Le Regard de la semaine est signé Jean-Luc Terradillos.
La place Anti-Jean-Demélier existe vraiment : dans les livres de Jean Demélier et en plaque émaillée avec lettres blanches sur fond bleu, plaque officielle prête à poser qu’il avait fait réaliser de son vivant. Né à Poitiers en 1940, l’écrivain nourrissait une relation d’amour-haine avec sa ville natale, heureux de la quitter à sa majorité pour « monter à Paris », où il est mort en 2023. Très tôt, il y rencontre Samuel Beckett -le prix Nobel de littérature fut un fidèle soutien amical et matériel- puis les écrivains réunis par Georges Lambrichs dans la collection « Le Chemin » chez Gallimard où l’on retrouve notamment un autre Poitevin, Michel Foucault, pour son Raymond Roussel, J.-M.G. Le Clézio, Christian Bobin, Michel Chaillou, Jean-Marie Laclavetine, Georges Perros… Entre 1971 et 1977, Jean Demélier publie cinq romans dans cette collection prestigieuse :
Gens de la rue, Le Rêve de Job, Le Sourire de Jonas, La Constellation des Chiens, Le Miroir de Janus, puis en
1978 chez Ramsay : Le Jugement de Poitiers. Tous ont pour cadre Poitiers, ville bénie des dieux mais qui ne le sait pas, qui a tout pour y vivre « benaise » sauf la mer et la montagne, où « poiteviner » est une forme de sagesse.

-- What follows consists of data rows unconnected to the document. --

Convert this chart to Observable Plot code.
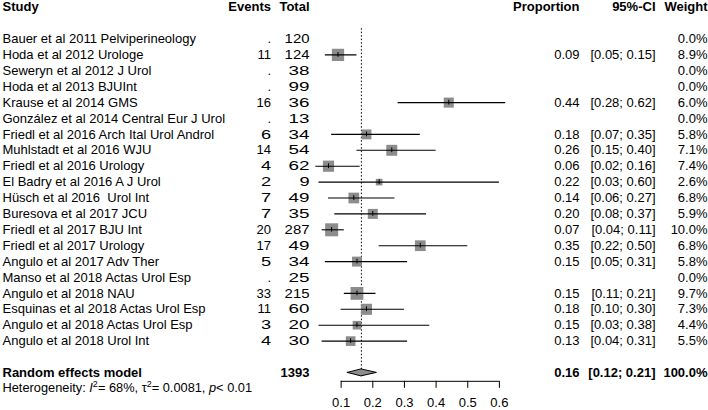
<!DOCTYPE html>
<html><head><meta charset="utf-8">
<script src="https://cdn.jsdelivr.net/npm/d3@7"></script>
<script src="https://cdn.jsdelivr.net/npm/@observablehq/plot@0.6"></script>
<style>
html,body{margin:0;padding:0;background:#fff}
svg{display:block}
text{white-space:pre}
</style>
</head><body><div id="chart"></div>
<script>
// ---- data ----
const studies = [
  "Bauer et al 2011 Pelviperineology",
  "Hoda et al 2012 Urologe",
  "Seweryn et al 2012 J Urol",
  "Hoda et al 2013 BJUInt",
  "Krause et al 2014 GMS",
  "González et al 2014 Central Eur J Urol",
  "Friedl et al 2016 Arch Ital Urol Androl",
  "Muhlstadt et al 2016 WJU",
  "Friedl et al 2016 Urology",
  "El Badry et al 2016 A J Urol",
  "Hüsch et al 2016  Urol Int",
  "Buresova et al 2017 JCU",
  "Friedl et al 2017 BJU Int",
  "Friedl et al 2017 Urology",
  "Angulo et al 2017 Adv Ther",
  "Manso et al 2018 Actas Urol Esp",
  "Angulo et al 2018 NAU",
  "Esquinas et al 2018 Actas Urol Esp",
  "Angulo et al 2018 Actas Urol Esp",
  "Angulo et al 2018 Urol Int"
];
const events     = [null, 11, null, null, 16, null, 6, 14, 4, 2, 7, 7, 20, 17, 5, null, 33, 11, 3, 4];
const totals     = [120, 124, 38, 99, 36, 13, 34, 54, 62, 9, 49, 35, 287, 49, 34, 25, 215, 60, 20, 30];
const proportion = [null, 0.09, null, null, 0.44, null, 0.18, 0.26, 0.06, 0.22, 0.14, 0.20, 0.07, 0.35, 0.15, null, 0.15, 0.18, 0.15, 0.13];
const ciLower    = [null, 0.05, null, null, 0.28, null, 0.07, 0.15, 0.02, 0.03, 0.06, 0.08, 0.04, 0.22, 0.05, null, 0.11, 0.10, 0.03, 0.04];
const ciUpper    = [null, 0.15, null, null, 0.62, null, 0.35, 0.40, 0.16, 0.60, 0.27, 0.37, 0.11, 0.50, 0.31, null, 0.21, 0.30, 0.38, 0.31];
const weights    = [0.0, 8.9, 0.0, 0.0, 6.0, 0.0, 5.8, 7.1, 7.4, 2.6, 6.8, 5.9, 10.0, 6.8, 5.8, 0.0, 9.7, 7.3, 4.4, 5.5];

const pooledLabel = "Random effects model";
const pooledTotal = 1393;
const pooledEstimate = 0.164;
const pooledLower = 0.121;
const pooledUpper = 0.213;
const pooledWeight = 100.0;

const hetI2 = "68%";
const hetTau2 = "0.0081";
const hetP = "< 0.01";

const axisTicks = [0.1, 0.2, 0.3, 0.4, 0.5, 0.6];
const headers = {study: "Study", events: "Events", total: "Total", prop: "Proportion", ci: "95%-CI", weight: "Weight"};

// ---- table built from the arrays ----
const rows = studies.map((s, i) => ({
  i, study: s, events: events[i], total: totals[i],
  est: proportion[i], lo: ciLower[i], hi: ciUpper[i], w: weights[i]
}));
const withEst = rows.filter(d => d.est != null);

// ---- layout ----
const W = 708, H = 410;
const x0 = 309, pxPerUnit = 316.5;            // pixel of value 0, pixels per unit
const rowTop = 38.5, rowStep = 15.9;          // pixel centre of first row, row height
const xDomain = [-x0 / pxPerUnit, (W - x0) / pxPerUnit];
const yDomain = [-rowTop / rowStep, (H - rowTop) / rowStep];
const headerRow = -2, pooledRow = 21, hetRow = 21.95, axisRow = 21.53, tickLen = 0.44, tickLabelRow = 22.88;
const col = {study: 2, events: 270.5, total: 309, prop: 579, ci: 655, weight: 707};
const gray = "#8c8c8c";
const font = "'Liberation Sans', Arial, Helvetica, sans-serif";
const fmtCI = (lo, hi) => `[${lo.toFixed(2)}; ${hi.toFixed(2)}]`;
// near-black marker colours used only to find text groups after rendering
const tagEvents = "#000001", tagTotals = "#000002", tagHet = "#000003";

const diamondH = 0.22;
const diamond = [
  {x: pooledLower, y1: pooledRow, y2: pooledRow},
  {x: pooledEstimate, y1: pooledRow - diamondH, y2: pooledRow + diamondH},
  {x: pooledUpper, y1: pooledRow, y2: pooledRow}
];

const txt = (data, opts) => Plot.text(data, {frameAnchor: "left", fontSize: 13, ...opts});

const chart = Plot.plot({
  width: W, height: H, margin: 0,
  x: {domain: xDomain, axis: null},
  y: {domain: yDomain, range: [0, H], axis: null},
  r: {type: "sqrt", domain: [0, 10], range: [0, 7.34]},
  style: {fontFamily: font, fontSize: "13px", background: "white", color: "black"},
  marks: [
    // headers
    txt([headers.study], {y: headerRow, text: d => d, textAnchor: "start", dx: col.study, fontWeight: "bold"}),
    txt([headers.events], {y: headerRow, text: d => d, textAnchor: "end", dx: col.events, fontWeight: "bold"}),
    txt([headers.total], {y: headerRow, text: d => d, textAnchor: "end", dx: col.total, fontWeight: "bold"}),
    txt([headers.prop], {y: headerRow, text: d => d, textAnchor: "end", dx: col.prop, fontWeight: "bold"}),
    txt([headers.ci], {y: headerRow, text: d => d, textAnchor: "end", dx: col.ci, fontWeight: "bold"}),
    txt([headers.weight], {y: headerRow, text: d => d, textAnchor: "end", dx: col.weight, fontWeight: "bold"}),

    // study rows
    txt(rows, {y: "i", text: "study", textAnchor: "start", dx: col.study}),
    txt(rows, {y: "i", text: d => d.events == null ? "." : String(d.events), textAnchor: "end", dx: col.events, fill: tagEvents}),
    txt(rows, {y: "i", text: d => String(d.total), textAnchor: "end", dx: col.total, fill: tagTotals}),
    txt(withEst, {y: "i", text: d => d.est.toFixed(2), textAnchor: "end", dx: col.prop}),
    txt(withEst, {y: "i", text: d => fmtCI(d.lo, d.hi), textAnchor: "end", dx: col.ci}),
    txt(rows, {y: "i", text: d => d.w.toFixed(1) + "%", textAnchor: "end", dx: col.weight}),

    // pooled row
    txt([pooledLabel], {y: pooledRow, text: d => d, textAnchor: "start", dx: col.study, fontWeight: "bold"}),
    txt([pooledTotal], {y: pooledRow, text: d => String(d), textAnchor: "end", dx: col.total, fontWeight: "bold"}),
    txt([pooledEstimate], {y: pooledRow, text: d => d.toFixed(2), textAnchor: "end", dx: col.prop, fontWeight: "bold"}),
    txt([0], {y: pooledRow, text: () => fmtCI(pooledLower, pooledUpper), textAnchor: "end", dx: col.ci, fontWeight: "bold"}),
    txt([pooledWeight], {y: pooledRow, text: d => d.toFixed(1) + "%", textAnchor: "end", dx: col.weight, fontWeight: "bold"}),

    // heterogeneity (rich text built after rendering)
    txt([0], {y: hetRow, text: () => `Heterogeneity: I2= ${hetI2}, τ2= ${hetTau2}, p${hetP}`, textAnchor: "start", dx: col.study, fontSize: 12.8, fill: tagHet}),

    // reference line at pooled estimate
    Plot.ruleX([pooledEstimate], {x: d => d, y1: -0.65, y2: 21.3, stroke: "black", strokeWidth: 1, strokeDasharray: "1.5,2"}),

    // squares, CIs, centre ticks
    Plot.dot(withEst, {x: "est", y: "i", r: "w", symbol: "square", fill: gray, stroke: "none"}),
    Plot.ruleY(withEst, {y: "i", x1: "lo", x2: "hi", stroke: "black", strokeWidth: 1.1}),
    Plot.ruleX(withEst, {x: "est", y1: d => d.i - 0.15, y2: d => d.i + 0.15, stroke: "black", strokeWidth: 1}),

    // diamond
    Plot.areaY(diamond, {x: "x", y1: "y1", y2: "y2", fill: gray, stroke: "black", strokeWidth: 1, curve: "linear"}),

    // x axis
    Plot.ruleY([axisRow], {y: d => d, x1: axisTicks[0], x2: axisTicks[axisTicks.length - 1], stroke: "black", strokeWidth: 1}),
    Plot.ruleX(axisTicks, {x: d => d, y1: axisRow, y2: axisRow + tickLen, stroke: "black", strokeWidth: 1}),
    Plot.text(axisTicks, {x: d => d, y: tickLabelRow, text: d => d.toFixed(1), fontSize: 13})
  ]
});

document.getElementById("chart").appendChild(chart);

function groupTexts(tag) {
  const out = [];
  chart.querySelectorAll("g").forEach(g => {
    const f = (g.getAttribute("fill") || "").toLowerCase();
    if (f === tag) { out.push(...g.querySelectorAll("text")); g.setAttribute("fill", "black"); }
  });
  return out;
}

// horizontal stretch of the count columns, as in the reference rendering
function stretchText(texts, factorFn) {
  texts.forEach(t => {
    const f = factorFn(t.textContent);
    if (f === 1) return;
    const tr = t.getAttribute("transform");
    if (tr) {
      t.setAttribute("transform", tr + ` scale(${f},1)`);
    } else {
      const x = +(t.getAttribute("x") || 0), y = +(t.getAttribute("y") || 0);
      t.removeAttribute("x"); t.removeAttribute("y");
      t.setAttribute("transform", `translate(${x},${y}) scale(${f},1)`);
    }
  });
}
stretchText(groupTexts(tagEvents), s => s === "." ? 1 : s.length === 1 ? 1.4 : 1);
stretchText(groupTexts(tagTotals), s => s.length === 1 ? 1.4 : s.length === 2 ? 1.45 : 1.15);

// heterogeneity label with italic / superscript parts
const hetTexts = groupTexts(tagHet);
if (hetTexts.length) {
  const het = hetTexts[0];
  het.textContent = "";
  const parts = [
    ["Heterogeneity: ", null],
    ["I", "it"], ["2", "sup"],
    [`= ${hetI2}, τ`, null], ["2", "sup"],
    [`= ${hetTau2}, `, null],
    ["p", "it"], [hetP, null]
  ];
  const ns = "http://www.w3.org/2000/svg";
  for (const [s, kind] of parts) {
    const ts = document.createElementNS(ns, "tspan");
    ts.textContent = s;
    if (kind === "it") ts.setAttribute("font-style", "italic");
    if (kind === "sup") { ts.setAttribute("baseline-shift", "super"); ts.setAttribute("font-size", "9"); }
    het.appendChild(ts);
  }
}
</script>
</body></html>
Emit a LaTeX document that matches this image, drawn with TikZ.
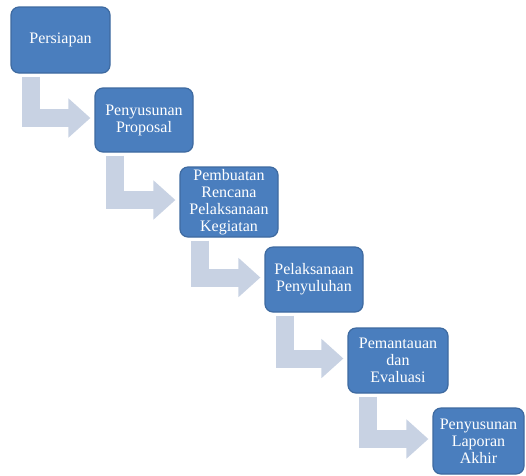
\documentclass[tikz,border=0pt]{standalone}
\usepackage{fontspec}
\setmainfont{Liberation Serif}
\usetikzlibrary{arrows.meta}
\definecolor{stepblue}{RGB}{74,126,190}
\definecolor{stepedge}{RGB}{62,106,160}
\definecolor{bendgray}{RGB}{200,210,227}

\begin{document}
\begin{tikzpicture}[x=1pt,y=-1pt,
    stepbox/.style={draw=stepedge,line width=1.2pt,fill=stepblue,rounded corners=8pt,
      text=white,align=center,inner sep=1pt,
      font=\fontsize{16}{17}\selectfont},
    bentarrow/.style={draw=bendgray,line width=18pt,line join=miter,
      -{Triangle[width=38pt,length=22pt]}}]
  \useasboundingbox (0,0) rectangle (526,475);
  % steps
  \node[stepbox,minimum width=99pt,minimum height=66pt] (persiapan) at (60.5,40) {Persiapan};
  \node[stepbox,minimum width=98pt,minimum height=64pt] (proposal) at (144,120) {Penyusunan\\Proposal};
  \node[stepbox,minimum width=98pt,minimum height=70pt] (rencana) at (229,202) {Pembuatan\\Rencana\\Pelaksanaan\\Kegiatan};
  \node[stepbox,minimum width=98pt,minimum height=65pt] (penyuluhan) at (314,279.5) {Pelaksanaan\\Penyuluhan};
  \node[stepbox,minimum width=100pt,minimum height=65pt] (evaluasi) at (398,360.5) {Pemantauan\\dan\\Evaluasi};
  \node[stepbox,minimum width=91pt,minimum height=66pt] (laporan) at (478.5,441) {Penyusunan\\Laporan\\Akhir};
  % bent arrows
  \foreach \a/\b in {persiapan/proposal,proposal/rencana,rencana/penyuluhan,
                     penyuluhan/evaluasi,evaluasi/laporan}
    \draw[bentarrow] ([xshift=21pt,yshift=-3pt]\a.south west) |- ([xshift=-4pt,yshift=2pt]\b.west);
\end{tikzpicture}
\end{document}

Sa langue tranche dans le vif, avec beaucoup d’ironie et d’irrévérence, mais aussi des fulgurances poétiques chauffées à blanc jusqu’à la fantaisie rabelaisienne. De culture protestante, révolté contre toute forme de pouvoir et d’autorité, méprisant l’argent et ceux qui thésaurisent, il hésitait entre ascèse et excès. Ses dessins -pas ses droits d’auteur-, ainsi que des pièces radiophoniques pour France Culture, des livres d’artistes, avec notamment Daniel Mohen, Abraham Hadad, Alexandre Bonnier, lui ont permis de tenir debout.
Il manque un cœur à Poitiers, disait-il, que les Poitevins ont longtemps ignoré : le Palais des ducs d’Aquitaine. Aussi serait-il satisfait de constater aujourd’hui la mutation du Palais qu’il rêvait de voir transmuer en phare culturel, comme le Palais des papes d’Avignon. Depuis, seul Alberto Manguel a aussi bien vu Poitiers (dans Un amant très vétilleux). Alors pourquoi ne pas honorer sa mémoire a contrario, comme il le souhaitait ? Une place Anti-Jean-Demélier c’est l’un des objectifs de l’association des Amies de Jean Demélier, créée en octobre 2024. Pourquoi pas entre une librairie, un café, un restaurant et le Palais ? Il existe une parcelle longeant la rue Gambetta : une ancienne plaque indique « Anct plan du Mai ». Ne serait-ce pas un lieu idéal ?
Chiche !
CV express
Journaliste tout-terrain, d’une insatiable curiosité. J’orchestre L’Actualité Nouvelle-Aquitaine, revue culturelle à fort contenu scientifique éditée par l’Espace Mendès France, ancrée dans la pensée d’Edgar Morin : « Relier la science et les cioyens. »
J’aime: flâner dans les villes, marcher sur la plage les pieds dans l’eau, les lectures d’Alberto Manguel, les saveurs de Denis Montebello et de Glen Baxter, les sons de Pierre Henry, Vanessa Wagner, Zaho de Sagazan, le fié gris, le mothais sur feuille.
J’aime pas : les pessimistes chroniques, les lamentations du lundi, les extrêmes, les savantes péroraisons.